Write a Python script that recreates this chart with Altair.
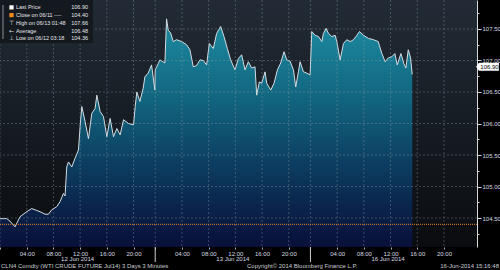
import altair as alt
import pandas as pd

# ---------------- data ----------------
# 3-minute bars counted in trading time from 12 Jun 2014 00:00 (each session = 465 bars)
bars = [0, 10, 20, 30, 45, 60, 80, 95, 110, 120, 135, 145, 155, 170, 180, 190, 195, 200, 205, 215,
        225, 235, 240, 245, 255, 265, 275, 285, 290, 300, 310, 320, 330, 340, 350, 360, 370, 385, 400, 405,
        410, 419, 429, 434, 444, 454, 464, 465, 474, 479, 488, 494, 499, 504, 511, 519, 529, 544, 559, 569,
        579, 589, 599, 609, 619, 627, 639, 649, 661, 671, 681, 691, 704, 714, 724, 734, 744, 754, 764, 769,
        777, 784, 794, 799, 811, 821, 831, 841, 851, 859, 869, 879, 886, 894, 899, 909, 919, 929, 934, 944,
        954, 964, 969, 977, 984, 994, 1004, 1009, 1019, 1029, 1039, 1049, 1059, 1069, 1077, 1089, 1104, 1119, 1133, 1144,
        1154, 1163, 1174, 1183, 1190, 1201, 1210, 1216, 1223, 1230, 1235]
prices = [104.49, 104.49, 104.49, 104.45, 104.36, 104.52, 104.60, 104.65, 104.62, 104.60, 104.56, 104.56, 104.63, 104.68, 104.76, 104.89, 104.85, 105.31, 105.39, 105.31,
          105.45, 105.58, 105.95, 106.27, 106.03, 105.76, 106.16, 106.24, 106.45, 106.19, 106.11, 105.79, 106.08, 105.79, 105.92, 105.82, 106.06, 106.00, 105.98, 106.27,
          106.50, 106.35, 106.56, 106.74, 106.80, 106.93, 106.53, 106.85, 106.95, 107.01, 106.98, 106.96, 107.66, 107.48, 107.44, 107.30, 107.33, 107.30, 107.25, 107.17,
          106.90, 106.92, 107.01, 107.00, 106.93, 107.27, 107.19, 107.43, 107.54, 107.38, 107.19, 107.01, 106.85, 107.03, 107.09, 106.85, 106.98, 106.88, 106.90, 106.45,
          106.66, 106.64, 106.82, 106.64, 106.53, 106.64, 106.85, 106.96, 107.14, 107.01, 106.99, 106.85, 106.58, 106.82, 106.98, 106.82, 106.80, 106.77, 107.46, 107.40,
          107.38, 107.30, 107.43, 107.51, 107.43, 107.38, 107.40, 107.30, 107.01, 107.27, 107.33, 107.30, 107.33, 107.40, 107.46, 107.40, 107.35, 107.33, 107.30, 107.11,
          106.98, 107.04, 107.06, 107.11, 106.93, 107.11, 106.95, 106.88, 107.17, 107.04, 106.78]

session_starts = [0, 465, 930]
session_len = 465
session_dates = ["12 Jun 2014", "13 Jun 2014", "16 Jun 2014"]
hour_marks = [0, 4, 8, 12, 16, 20]
y_ticks = [104.25, 104.50, 104.75, 105.00, 105.25, 105.50, 105.75, 106.00, 106.25,
           106.50, 106.75, 107.00, 107.25, 107.50, 107.75]
y_domain = [104.04, 107.96]
x_domain = [0, 1429]
close_price = 104.40
last_price = 106.90
legend_labels = ["Last Price", "Close on 06/11  ----", "High on 06/13 01:48", "Average", "Low on 06/12 03:18"]
legend_values = ["106.90", "104.40", "107.66", "106.48", "104.36"]
footer_left = "CLN4 Comdty (WTI CRUDE FUTURE  Jul14) 3 Days 3 Minutes"
footer_mid = "Copyright\u00a9 2014 Bloomberg Finance L.P."
footer_right = "16-Jun-2014 15:16:48"

# ---------------- layout / style ----------------
W, H = 477, 247
F = "Liberation Sans"
TXT = "#d6dbe0"

df = pd.DataFrame({"bar": bars, "price": prices})
xtick_vals = [s + h * 20 for s in session_starts for h in hour_marks]
grid_prices = [v for v in y_ticks if abs(v * 2 - round(v * 2)) < 1e-6]
one = pd.DataFrame({"a": [0]})

xscale = alt.Scale(domain=x_domain, nice=False, zero=False)
yscale = alt.Scale(domain=y_domain, nice=False, zero=False)

hour_expr = "((datum.value % 465) / 20)"
x_axis = alt.Axis(
    values=xtick_vals,
    labelExpr=f"(datum.value % 465) == 0 ? '' : ({hour_expr} < 10 ? '0' : '') + {hour_expr} + ':00'",
    grid=False, domain=False, ticks=True, tickColor="#aab2ba", tickSize=2,
    labelColor=TXT, labelFont=F, labelFontSize=6, labelPadding=1, title=None,
    labelFlush=False, labelOverlap=False,
)
half_test = "abs(datum.value * 2 - round(datum.value * 2)) < 0.001"
y_axis = alt.Axis(
    orient="right", values=y_ticks, title=None, grid=False,
    labelExpr=f"{half_test} ? format(datum.value, '.2f') : ''",
    domain=True, domainColor="#d8d8d8", domainWidth=1,
    tickColor="#d8d8d8", tickSize={"condition": {"test": half_test, "value": 4}, "value": 2},
    labelColor=TXT, labelFont=F, labelFontSize=6, labelPadding=1,
    labelOverlap=False, labelFlush=False,
)


def X(field="bar"):
    return alt.X(f"{field}:Q", scale=xscale, axis=x_axis)


def Y(field="price"):
    return alt.Y(f"{field}:Q", scale=yscale, axis=y_axis)


bg = alt.Chart(one).mark_rect(
    color=alt.Gradient(gradient="linear", x1=0, x2=0, y1=0, y2=1,
                       stops=[alt.GradientStop(color="#222b35", offset=0),
                              alt.GradientStop(color="#161c23", offset=0.5),
                              alt.GradientStop(color="#0a0c0f", offset=1)])
).encode(x=alt.value(0), x2=alt.value(W), y=alt.value(0), y2=alt.value(H))

area = alt.Chart(df).mark_area(
    color=alt.Gradient(gradient="linear", x1=0, x2=0, y1=0, y2=1,
                       stops=[alt.GradientStop(color="#1d8ca2", offset=0),
                              alt.GradientStop(color="#12657f", offset=0.35),
                              alt.GradientStop(color="#0c3c5f", offset=0.65),
                              alt.GradientStop(color="#0a2148", offset=0.85),
                              alt.GradientStop(color="#08103a", offset=1)])
).encode(x=X(), y=Y(), y2=alt.datum(y_domain[0]))

line = alt.Chart(df).mark_line(color="#d4dde3", strokeWidth=1).encode(x=X(), y=Y())

grid_style = dict(color="#9aa4ae", opacity=0.45, strokeDash=[2, 2], strokeWidth=0.8)
gridy = alt.Chart(pd.DataFrame({"price": grid_prices})).mark_rule(**grid_style).encode(y=Y())
gridx = alt.Chart(pd.DataFrame({"bar": xtick_vals})).mark_rule(**grid_style).encode(x=X())

close_rule = alt.Chart(pd.DataFrame({"price": [close_price]})).mark_rule(
    color="#e8892c", strokeDash=[1, 1], strokeWidth=1).encode(y=Y())

sep = alt.Chart(pd.DataFrame({"bar": session_starts[1:]})).mark_rule(
    color="#d0d0d0", strokeWidth=1).encode(x=X(), y=alt.value(H), y2=alt.value(H + 15))

dates = alt.Chart(pd.DataFrame({"bar": [s + session_len / 2 for s in session_starts],
                                "d": session_dates})).mark_text(
    font=F, fontSize=6, color=TXT, baseline="middle", align="center").encode(
    x=X(), y=alt.value(H + 11.5), text="d:N")

footers = []
for txt, xpos, al in [(footer_left, 1, "left"), (footer_mid, 247, "left"), (footer_right, 499, "right")]:
    footers.append(alt.Chart(pd.DataFrame({"t": [txt]})).mark_text(
        font=F, fontSize=6, color="#c8ccd0", baseline="middle", align=al).encode(
        x=alt.value(xpos), y=alt.value(H + 18.5), text="t:N"))

legend_box = alt.Chart(one).mark_rect(color="#14181d", opacity=0.92).encode(
    x=alt.value(0), x2=alt.value(93), y=alt.value(0), y2=alt.value(43))
bracket = alt.Chart(one).mark_rule(color="#8a9096", strokeWidth=1).encode(
    x=alt.value(3), y=alt.value(5), y2=alt.value(39))

legend_layers = []
row_y = [7.4, 15.1, 22.8, 30.5, 38.0]
icons = [None, None, "\u22a4", "\u2190", "\u22a5"]
sq_colors = ["#ffffff", "#f08a1c"]
for i, (lab, val) in enumerate(zip(legend_labels, legend_values)):
    d = pd.DataFrame({"lab": [lab], "val": [val]})
    legend_layers.append(alt.Chart(d).mark_text(
        font=F, fontSize=5.5, color="#e4e6e8", align="left", baseline="middle").encode(
        x=alt.value(16), y=alt.value(row_y[i]), text="lab:N"))
    legend_layers.append(alt.Chart(d).mark_text(
        font=F, fontSize=5.5, color="#e4e6e8", align="right", baseline="middle").encode(
        x=alt.value(88), y=alt.value(row_y[i]), text="val:N"))
    if i < 2:
        legend_layers.append(alt.Chart(d).mark_square(
            size=18, color=sq_colors[i], opacity=1, filled=True).encode(
            x=alt.value(11.5), y=alt.value(row_y[i])))
    else:
        legend_layers.append(alt.Chart(pd.DataFrame({"g": [icons[i]]})).mark_text(
            font="DejaVu Sans", fontSize=6, color="#d8dade", align="center", baseline="middle").encode(
            x=alt.value(11.5), y=alt.value(row_y[i]), text="g:N"))

lp = pd.DataFrame({"price": [last_price], "t": [f"{last_price:.2f}"]})
last_box = alt.Chart(lp).mark_point(
    shape="M-1.55,0L-1.2,-0.5L1.3,-0.5L1.3,0.5L-1.2,0.5Z", filled=True, size=256,
    color="#ffffff", opacity=1).encode(x=alt.value(488.5), y=Y())
last_text = alt.Chart(lp).mark_text(font=F, fontSize=6, color="#000000",
                                    align="center", baseline="middle").encode(
    x=alt.value(489.5), y=Y(), text="t:N")

chart = alt.layer(
    bg, area, line, gridy, gridx, close_rule, sep, dates, *footers,
    legend_box, bracket, *legend_layers, last_box, last_text,
).properties(
    width=W, height=H, autosize="none",
    padding={"left": 0, "top": 0, "right": 23, "bottom": 23},
).configure(background="#000000").configure_view(stroke=None)

chart.save("out.html", embed_options={"renderer": "svg", "actions": False})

■ ■ ■ ■

SHORT TASK: Transcribe exactly, with no pictures, the lines running from the first line of the material through the line holding "import pandas as pd".

RESULT FOR THIS TASK:
Write a Python script that recreates this chart with Altair.
import altair as alt
import pandas as pd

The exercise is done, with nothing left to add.